The majority of the families journeying to the border are fleeing violence from the so-called Northern Triangle countries of Guatemala, Honduras, and El Salvador.

The US has also limited how many asylum-seekers can be processed daily at official border crossings, another factor researchers and advocates said is pushing families attempting crossing the southern border to remote areas. Facing a weeks- or months-long wait in Mexico for the chance to request asylum, some families are opting to cross between official border crossings.

A government report also found that the process, known as metering or queuing, discourages people from presenting themselves at ports of entry and instead traveling to remote areas between, where they are detained by Border Patrol agents.

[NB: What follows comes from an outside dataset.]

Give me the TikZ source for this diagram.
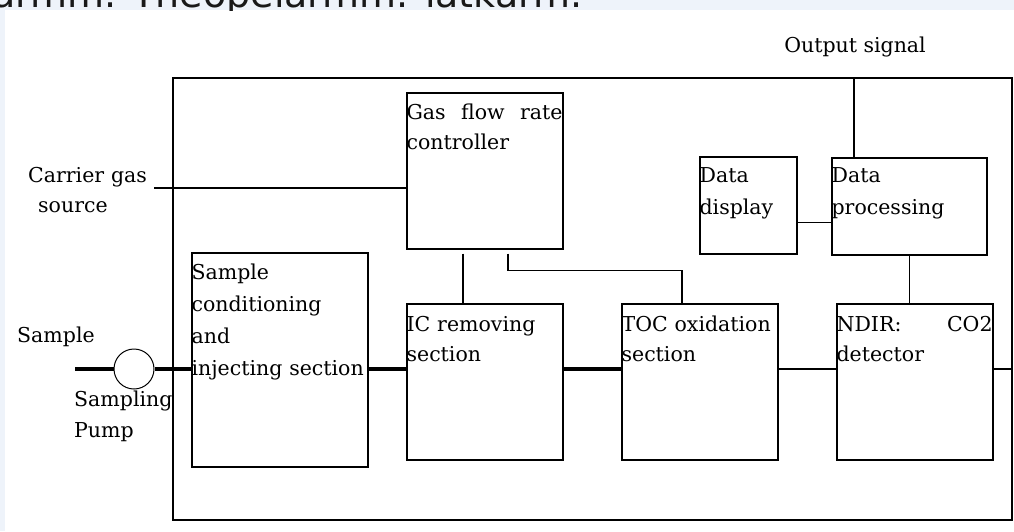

The increasing number of families who choose to go that route, or are directed there by smugglers, is straining Border Patrol staffing and resources.

Border Patrol facilities were originally designed to hold single adult men from Mexico, not families with children. The increase in families apprehended at the border have become a major challenge for the agency and Immigration and Customs Enforcement (ICE), who say they don't have the capacity to hold them.

On March 19, Border Patrol started directly releasing families along the border with orders to later appear before an immigration judge, because US agencies didn't have enough detention space, Hastings said. As of Tuesday, the agency had released over 11,000 families who have no criminal records.

US facilities in the Rio Grande Valley, Yuma, and El Paso, are currently over capacity, Hastings said. And volunteers and nonprofit groups in El Paso who care for and house immigrants say the release of people from Border Patrol has left them struggling to provide the most basic help.

The continued release of family units will only increase the draw of people to the US border, Hastings said, calling for the indefinite detention of families while their immigration cases play out, which could take months or years.